In a previous post, I listed eleven items that every home cook should own before making sauce (see holiday cooking gift guide). After talking to all the wonderfully qualified chefs who have contributed to the last few posts, I’ve realized that I missed a few things from that original list.
Today, in post five of six in my epic series of posts on sauce, I point out the must-have tools for sauce making. Consider this your sauce toolbox.
1. Hand blender
2. Splatter screen (To protect your walls from the hand blender splatters.)
3. Fine mesh strainer (As used in the picture above for straining cranberry ketchup.)
4. Quality stainless steel sauce pan (Never use aluminum. It will alter the taste of your sauce.)
5. Silicone heat resistant spatulas
6. Steel whisks (Steel helps with emulsification.)
7. Gravy warmer (For the table.)
8. Food processor (Bye bye mortar and pestle.)
9. Sauce ladle (Necessary for transferring sauce.)
10. Wooden spoon (Don’t use a metal spoon in the sauce pan.)
11. A few good sauce serving sets (Host a sauce and dip party already.)
12. Double boiler (Don’t burn your sauces while keeping them warm.)
13. Skimmer (Flat perforated spoon to skim fat that floats to the top of your sauce.)
14. Fine grater (For zesting and more.)
15. Thermos (Keep cold sauces cold and warm sauces warm.)
16. Cast iron skillet (You want the bits from your meat and veggie dishes to stick to the pan, so you can make a yummy pan sauce.)
Chef Dennis K. Littley, the chef at Mount Saint Joseph Academy in Flourtown, Pennsylvania, and blogger at More than a Mount Full says that he relied on The Professional Chef by the Culinary Institute of American for many years, but now he has a new favorite: James Peterson’s Sauces, Classical and Contemporary Sauce Making.
Chef Chuck Kerber Executive Chef of Chaz Catering LLC and author of the site Pittsburgh Hot Plate recommends The French Laundry Cookbook by Thomas Keller.
“This book is instructive, but reads like a novel,” he said. “I admire Thomas Keller as a chef, and believe in a lot of the cooking philosophies that he puts into practice in his restaurants. If you haven’t read this book, it’s a must-have.”
I recently received The Sauce Book by Paul Gayler as a gift. LOVE IT. I’ve referenced it quite a bit for the posts I’ve written here and look forward to making many many recipes from it.

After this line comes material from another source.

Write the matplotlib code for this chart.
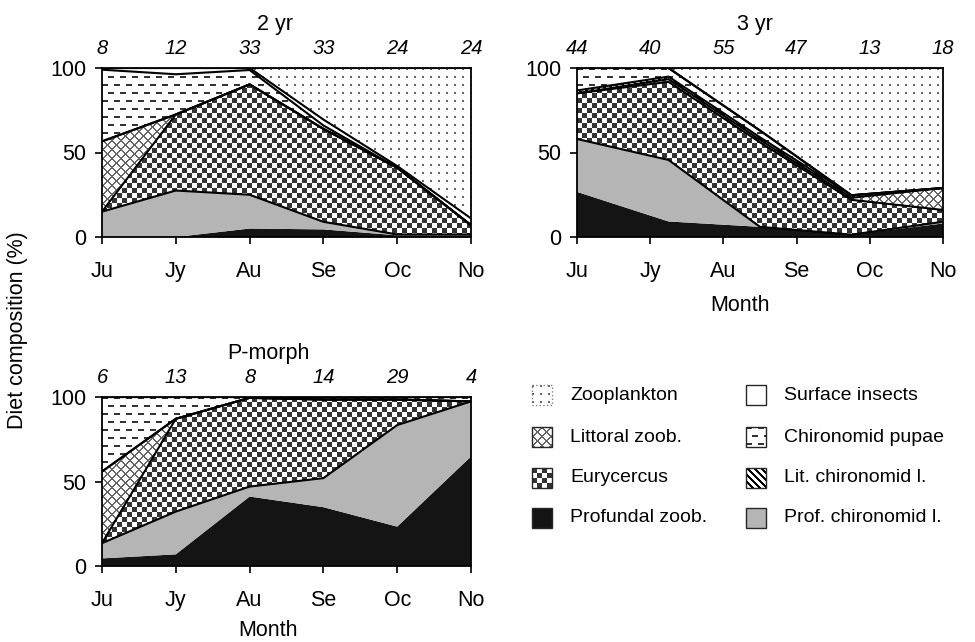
import numpy as np
import matplotlib
matplotlib.use('Agg')
import matplotlib.pyplot as plt
import matplotlib.transforms as mtransforms
from matplotlib.patches import Rectangle

plt.rcParams['font.family'] = ['Liberation Sans', 'DejaVu Sans']
plt.rcParams['font.size'] = 15.5

months = ['Ju', 'Jy', 'Au', 'Se', 'Oc', 'No']
layers = ['Profundal zoob.', 'Prof. chironomid l.', 'Eurycercus', 'Littoral zoob.',
          'Lit. chironomid l.', 'Chironomid pupae', 'Surface insects', 'Zooplankton']

# 2 yr (values in % per layer, bottom to top)
x_2yr = [0, 1, 2, 3, 4, 5]
n_2yr = [8, 12, 33, 33, 24, 24]
prof_zoob_2yr = [0, 0, 5, 4.5, 1, 1]
prof_chir_2yr = [15, 27.5, 20, 4.5, 0.5, 0.5]
eury_2yr = [0, 45, 65.3, 55, 39.5, 5.5]
litt_2yr = [41.6, 0, 0, 0, 0, 0]
litchir_2yr = [0, 0, 0, 0, 0, 0]
pupae_2yr = [42.4, 23.8, 8.5, 2, 0, 0]
surface_2yr = [1, 3.7, 1.2, 3.5, 1, 4]
zoopl_2yr = [0, 0, 0, 30.5, 58, 89]

# 3 yr (sampled at uneven positions along the month axis)
x_3yr = [0, 1.25, 2.5, 3.75, 5]
n_3yr = [44, 40, 55, 47, 13, 18]
prof_zoob_3yr = [26.7, 9.2, 6, 1.4, 8]
prof_chir_3yr = [31.3, 36.4, 0, 0, 1]
eury_3yr = [27, 46.2, 50, 20.6, 7]
litt_3yr = [0, 1.6, 1.5, 1.2, 13]
litchir_3yr = [1.7, 1.5, 1.5, 1.5, 0]
pupae_3yr = [13.3, 5.1, 4, 0, 0]
surface_3yr = [0, 0, 0, 0, 0]
zoopl_3yr = [0, 0, 37, 75.3, 71]

# P-morph
x_pm = [0, 1, 2, 3, 4, 5]
n_pm = [6, 13, 8, 14, 29, 4]
prof_zoob_pm = [4.5, 6.9, 41.1, 34.8, 23.3, 64.8]
prof_chir_pm = [9, 25.3, 5.9, 17.2, 60.1, 32.6]
eury_pm = [0, 54.9, 52.5, 46.5, 15.1, 0]
litt_pm = [42.4, 0, 0, 0, 0, 0]
litchir_pm = [0, 0, 0, 0, 0, 0]
pupae_pm = [44.1, 12.9, 0.5, 1.5, 1.5, 2.6]
surface_pm = [0, 0, 0, 0, 0, 0]
zoopl_pm = [0, 0, 0, 0, 0, 0]

styles = {'Profundal zoob.': '#141414', 'Prof. chironomid l.': '#b4b5b4',
          'Eurycercus': 'checker', 'Littoral zoob.': 'cross',
          'Lit. chironomid l.': 'stripe', 'Chironomid pupae': 'dash',
          'Surface insects': 'white', 'Zooplankton': 'dots'}
patterned = ('dots', 'cross', 'checker', 'dash', 'stripe')


def pattern(kind, w, h):
    yy, xx = np.mgrid[0:h, 0:w]
    img = np.ones((h, w, 3))
    if kind == 'dots':
        img[(xx % 8 < 2) & (yy % 8 < 2)] = 0.4
    elif kind == 'cross':
        img[((xx + yy) % 9 < 2) | ((xx - yy) % 9 < 2)] = 0.4
    elif kind == 'checker':
        img[((xx // 5) + (yy // 5)) % 2 == 0] = 0.2
    elif kind == 'dash':
        off = ((yy // 8) % 2) * 6
        img[((xx + off) % 12 < 6) & (yy % 8 < 2)] = 0.2
    elif kind == 'stripe':
        img[(xx - yy) % 7 < 3] = 0.0
    return img


def fill(ax, x, lo, hi, style, w, h, extent):
    if style in patterned:
        poly = ax.fill_between(x, lo, hi, facecolor='white', linewidth=0, zorder=1)
        im = ax.imshow(pattern(style, w, h), extent=extent, aspect='auto',
                       interpolation='nearest', zorder=1)
        im.set_clip_path(poly.get_paths()[0], ax.transData)
    else:
        ax.fill_between(x, lo, hi, facecolor=style, linewidth=0, zorder=1)


fig = plt.figure(figsize=(9.75, 6.42), dpi=100)

panels = [
    ('2 yr', [102, 237, 369, 169], x_2yr, n_2yr,
     [prof_zoob_2yr, prof_chir_2yr, eury_2yr, litt_2yr, litchir_2yr,
      pupae_2yr, surface_2yr, zoopl_2yr], 0.47),
    ('3 yr', [577, 237, 366, 169], x_3yr, n_3yr,
     [prof_zoob_3yr, prof_chir_3yr, eury_3yr, litt_3yr, litchir_3yr,
      pupae_3yr, surface_3yr, zoopl_3yr], 0.486),
    ('P-morph', [102, 566, 369, 169], x_pm, n_pm,
     [prof_zoob_pm, prof_chir_pm, eury_pm, litt_pm, litchir_pm,
      pupae_pm, surface_pm, zoopl_pm], 0.45),
]

W, H = 975, 642
for title, (left, bottom, w, h), x, n, vals, tx in panels:
    ax = fig.add_axes([left / W, (H - bottom) / H, w / W, h / H])
    x = np.array(x, dtype=float)
    lo = np.zeros(len(x))
    tops = []
    for name, v in zip(layers, vals):
        hi = lo + np.array(v, dtype=float)
        fill(ax, x, lo, hi, styles[name], w, h, (0, 5, 0, 100))
        tops.append(hi)
        lo = hi
    for top in tops[1:]:
        ax.plot(x, top, color='black', lw=1.5, zorder=3, solid_joinstyle='miter')
    ax.set_xlim(0, 5)
    ax.set_ylim(0, 100)
    ax.set_xticks(range(6), months)
    ax.set_yticks([0, 50, 100])
    ax.tick_params(axis='x', direction='out', length=5, width=1.2, pad=12)
    ax.tick_params(axis='y', direction='out', length=5, width=1.2, pad=6.5)
    for s in ax.spines.values():
        s.set_linewidth(1.3)
        s.set_zorder(4)
    trans = mtransforms.blended_transform_factory(ax.transData, ax.transAxes)
    for xi, ni in enumerate(n):
        ax.text(xi, 1.113, str(ni), transform=trans, style='italic',
                fontsize=14.5, ha='center', va='center')
    ax.text(tx, 1.255, title, transform=ax.transAxes, fontsize=15.5,
            ha='center', va='center')

fig.text(740 / W, 1 - 306 / H, 'Month', ha='center', va='center')
fig.text(268 / W, 1 - 631 / H, 'Month', ha='center', va='center')
fig.text(18 / W, 1 - 330 / H, 'Diet composition (%)', rotation=90,
         ha='center', va='center')

# legend drawn in pixel coordinates
leg = fig.add_axes([0, 0, 1, 1], zorder=-1)
leg.axis('off')
legend_cols = [['Zooplankton', 'Littoral zoob.', 'Eurycercus', 'Profundal zoob.'],
               ['Surface insects', 'Chironomid pupae', 'Lit. chironomid l.',
                'Prof. chironomid l.']]
row_tops = [385, 427, 468, 508]
for x0, names in zip([532, 746], legend_cols):
    for y0, name in zip(row_tops, names):
        st = styles[name]
        if st in patterned:
            leg.imshow(pattern(st, 20, 20), extent=(x0, x0 + 20, y0 + 20, y0),
                       aspect='auto', interpolation='nearest')
            fc = 'none'
        else:
            fc = st
        ls = ':' if st == 'dots' else '-'
        ec = '0.5' if st == 'dots' else '0.15'
        leg.add_patch(Rectangle((x0, y0), 20, 20, facecolor=fc, edgecolor=ec,
                                lw=1.0, linestyle=ls))
        leg.text(x0 + 38, y0 + 10, name, fontsize=14, ha='left', va='center')
leg.set_xlim(0, W)
leg.set_ylim(H, 0)

fig.savefig('out.png', dpi=100)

Here’s one more sauce book that I’ve yet to check out, but am mightily looking forward to: Chef Matt Selby of Denver’s Vesta Dipping Grill cookbook, Beyond the Sauce. Chef Selby generously contributed to the Saucy Dipper’s sauce series (again, thanks). Based on the amazing pictures on Vesta’s website and my own experience eating off their menu, my guess is that this book can’t be beat.
It’s not just kitchen tools and cookbooks that belong in the sauce toolbox. You should always value your sauce ingredients more than anything else.
According to Gayler in The Sauce Book, a tablespoon of soy sauce will add color to a pale sauce, and a spoonful of red currant jelly will take a “sharp edge off a sauce.” Both soy sauce and jelly make great investments because of their versatility and long shelf life, but it doesn’t stop there.
Saucy Dipper says you should always put a lemon or two in your shopping cart. Seems to me that many sauce recipes call for a squeeze of lemon and/or lemon zest.
Chef Billy Parisi, a culinary spokesperson for Lowes Foods and Heinen’s Grocery Stores as well as the in-house chef and culinary face to Sears Holdings Corporations recommends these ingredients for your sauce toolbox:
“First I would recommend a combination of Kosher salt and fresh cracked pepper,” he said. “Second would be chicken stock, which will help thin or stretch a sauce.”
Chef Kerber votes for fresh herbs and flavored salts. He said: “Have fun with this process. Nothing is off-limits!”
Amen to that.
What tools and ingredients do you think belong in the sauce toolbox?